-- START OF SUPPLIED INFORMATION --

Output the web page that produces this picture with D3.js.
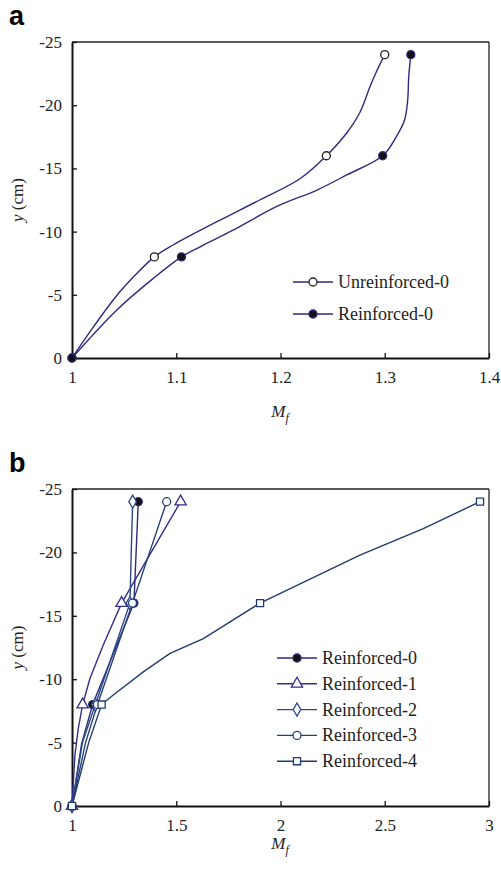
<!DOCTYPE html>
<html>
<head>
<meta charset="utf-8">
<script src="https://cdn.jsdelivr.net/npm/d3@7"></script>
<style>
  body { margin: 0; background: #fff; }
  svg text { font-family: "Liberation Serif", "DejaVu Serif", serif; }
  svg text.letter { font-family: "Liberation Sans", "DejaVu Sans", sans-serif; }
</style>
</head>
<body>
<svg id="chart" width="501" height="872"></svg>
<script>
// depths (cm) at which the markers sit
var depths = [0, -8, -16, -24];
var yTicks = [0, -5, -10, -15, -20, -25];

// panel a
var aXTicks = [1, 1.1, 1.2, 1.3, 1.4];
var aUnreinforcedMf = [1, 1.079, 1.244, 1.300];
var aReinforcedMf = [1, 1.105, 1.298, 1.325];
// traced curve points [Mf, y]
var aUnreinforcedPath = [[1, 0], [1.02, -2.4], [1.042, -4.85], [1.06, -6.5], [1.079, -8], [1.097, -8.94],
  [1.139, -10.78], [1.180, -12.5], [1.219, -14.2], [1.244, -16], [1.2635, -17.8], [1.276, -19.4],
  [1.286, -21.5], [1.292, -22.65], [1.300, -24]];
var aReinforcedPath = [[1, 0], [1.043, -3.8], [1.078, -6.3], [1.105, -8], [1.123, -8.8], [1.155, -10.13],
  [1.196, -11.97], [1.235, -13.29], [1.2635, -14.48], [1.298, -16], [1.311, -17.5], [1.319, -18.83],
  [1.322, -20.4], [1.323, -22.25], [1.325, -24]];

// panel b
var bXTicks = [1, 1.5, 2, 2.5, 3];
var bReinforced0Mf = [1, 1.099, 1.297, 1.318];
var bReinforced1Mf = [1, 1.051, 1.238, 1.521];
var bReinforced2Mf = [1, 1.112, 1.278, 1.291];
var bReinforced3Mf = [1, 1.122, 1.290, 1.454];
var bReinforced4Mf = [1, 1.142, 1.902, 2.957];
var bReinforced0Path = [[1, 0], [1.046, -4.9], [1.099, -8], [1.297, -16], [1.318, -24]];
var bReinforced1Path = [[1, 0], [1.014, -4], [1.030, -6.1], [1.051, -8], [1.086, -10.06], [1.15, -12.7],
  [1.238, -16], [1.521, -24]];
var bReinforced2Path = [[1, 0], [1.05, -5], [1.112, -8], [1.278, -16], [1.284, -20], [1.291, -24]];
var bReinforced3Path = [[1, 0], [1.065, -5], [1.122, -8], [1.290, -16], [1.454, -24]];
var bReinforced4Path = [[1, 0], [1.08, -5], [1.142, -8], [1.198, -8.75], [1.342, -10.58], [1.47, -12.03],
  [1.63, -13.2], [1.902, -16], [2.381, -19.78], [2.685, -21.88], [2.957, -24]];

var svg = d3.select("#chart");

function drawPanel(opt) {
    var x = d3.scaleLinear().domain(opt.xDomain).range([72, 489]);
    var y = d3.scaleLinear().domain([0, -25]).range([opt.bottom, opt.top]);
    var g = svg.append("g");

    // panel letter
    g.append("text").attr("class", "letter")
        .attr("x", 9).attr("y", opt.top - 17)
        .attr("font-weight", "bold").attr("font-size", 27)
        .text(opt.letter);

    // frame: top/right thin
    g.append("line").attr("x1", 72).attr("x2", 489).attr("y1", opt.top).attr("y2", opt.top)
        .attr("stroke", "#222").attr("stroke-width", 1.3);
    g.append("line").attr("x1", 489).attr("x2", 489).attr("y1", opt.top).attr("y2", opt.bottom)
        .attr("stroke", "#222").attr("stroke-width", 1.3);

    var xAxis = d3.axisBottom(x).tickValues(opt.xTicks).tickSizeInner(-5).tickSizeOuter(0)
        .tickPadding(13).tickFormat(d3.format("~g"));
    var xg = g.append("g").attr("transform", "translate(0," + opt.bottom + ")").call(xAxis);
    // plain hyphen for negative labels, as in the original
    var yAxis = d3.axisLeft(y).tickValues(yTicks).tickSizeInner(-5).tickSizeOuter(0)
        .tickPadding(10).tickFormat(function (d) { return String(d); });
    var yg = g.append("g").attr("transform", "translate(72,0)").call(yAxis);
    [xg, yg].forEach(function (a) {
        a.attr("font-family", null);
        a.select(".domain").attr("stroke", "#111").attr("stroke-width", 2);
        a.selectAll(".tick line").attr("stroke", "#111").attr("stroke-width", 1.3);
        a.selectAll(".tick text").attr("font-size", 17).attr("fill", "#222");
    });

    // axis titles
    var xt = g.append("text").attr("x", 280).attr("y", opt.bottom + opt.xTitleGap)
        .attr("text-anchor", "middle").attr("font-size", 17).attr("fill", "#222");
    xt.append("tspan").attr("font-style", "italic").text("M");
    xt.append("tspan").attr("font-style", "italic").attr("font-size", 12).attr("dy", 5).text("f");

    var yt = g.append("text")
        .attr("transform", "translate(23," + ((opt.top + opt.bottom) / 2) + ") rotate(-90)")
        .attr("text-anchor", "middle").attr("font-size", 17).attr("fill", "#222");
    yt.append("tspan").attr("font-style", "italic").text("y");
    yt.append("tspan").text(" (cm)");

    var line = d3.line().x(function (d) { return x(d[0]); }).y(function (d) { return y(d[1]); })
        .curve(opt.curve);

    opt.series.forEach(function (s) {
        g.append("path").datum(s.path).attr("d", line).attr("fill", "none")
            .attr("stroke", s.color).attr("stroke-width", 1.4);
    });
    opt.series.forEach(function (s) {
        s.mf.forEach(function (v, i) {
            drawMarker(g, s, x(v), y(depths[i]));
        });
    });

    // legend
    opt.series.forEach(function (s, i) {
        var ly = opt.legendY + i * opt.legendStep;
        g.append("line").attr("x1", opt.legendX).attr("x2", opt.legendX + 40)
            .attr("y1", ly).attr("y2", ly).attr("stroke", s.color).attr("stroke-width", 1.4);
        drawMarker(g, s, opt.legendX + 20, ly);
        g.append("text").attr("x", opt.legendX + 45).attr("y", ly + 6)
            .attr("font-size", 18).attr("fill", "#222").text(s.name);
    });
}

function drawMarker(g, s, cx, cy) {
    var fill = s.filled ? "#111" : "#fff";
    var stroke = s.markerStroke || s.color;
    if (s.shape === "circle") {
        g.append("circle").attr("cx", cx).attr("cy", cy).attr("r", 4)
            .attr("fill", fill).attr("stroke", stroke).attr("stroke-width", 1.3);
    } else {
        var sym = { triangle: d3.symbolTriangle, diamond: d3.symbolDiamond, square: d3.symbolSquare }[s.shape];
        var size = { triangle: 55, diamond: 50, square: 50 }[s.shape];
        g.append("path").attr("d", d3.symbol().type(sym).size(size)())
            .attr("transform", "translate(" + cx + "," + cy + ")")
            .attr("fill", fill).attr("stroke", stroke).attr("stroke-width", 1.3);
    }
}

drawPanel({
    letter: "a", top: 42, bottom: 358, xDomain: [1, 1.4], xTicks: aXTicks, xTitleGap: 59,
    curve: d3.curveCatmullRom.alpha(0.5),
    legendX: 293, legendY: 282, legendStep: 32,
    series: [
        { name: "Unreinforced-0", mf: aUnreinforcedMf, path: aUnreinforcedPath, color: "#2d2b7e",
          shape: "circle", filled: false, markerStroke: "#222" },
        { name: "Reinforced-0", mf: aReinforcedMf, path: aReinforcedPath, color: "#2d2b7e",
          shape: "circle", filled: true }
    ]
});

drawPanel({
    letter: "b", top: 489, bottom: 806, xDomain: [1, 3], xTicks: bXTicks, xTitleGap: 43,
    curve: d3.curveLinear,
    legendX: 277, legendY: 658, legendStep: 25.8,
    series: [
        { name: "Reinforced-0", mf: bReinforced0Mf, path: bReinforced0Path, color: "#2d2b7e",
          shape: "circle", filled: true },
        { name: "Reinforced-1", mf: bReinforced1Mf, path: bReinforced1Path, color: "#332f8a",
          shape: "triangle", filled: false },
        { name: "Reinforced-2", mf: bReinforced2Mf, path: bReinforced2Path, color: "#2c4882",
          shape: "diamond", filled: false },
        { name: "Reinforced-3", mf: bReinforced3Mf, path: bReinforced3Path, color: "#25417a",
          shape: "circle", filled: false },
        { name: "Reinforced-4", mf: bReinforced4Mf, path: bReinforced4Path, color: "#1f3c6e",
          shape: "square", filled: false }
    ]
});
</script>
</body>
</html>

-- END OF SUPPLIED INFORMATION --

▶ GIVEN PROBLEM: Return, unchanged, the lines from the first line of the material through the line that holds "var yTicks = [0, -5, -10, -15, -20, -25];", inclusive, omitting pictures.

▶ COMPLETED EXERCISE:
Output the web page that produces this picture with D3.js.
<!DOCTYPE html>
<html>
<head>
<meta charset="utf-8">
<script src="https://cdn.jsdelivr.net/npm/d3@7"></script>
<style>
  body { margin: 0; background: #fff; }
  svg text { font-family: "Liberation Serif", "DejaVu Serif", serif; }
  svg text.letter { font-family: "Liberation Sans", "DejaVu Sans", sans-serif; }
</style>
</head>
<body>
<svg id="chart" width="501" height="872"></svg>
<script>
// depths (cm) at which the markers sit
var depths = [0, -8, -16, -24];
var yTicks = [0, -5, -10, -15, -20, -25];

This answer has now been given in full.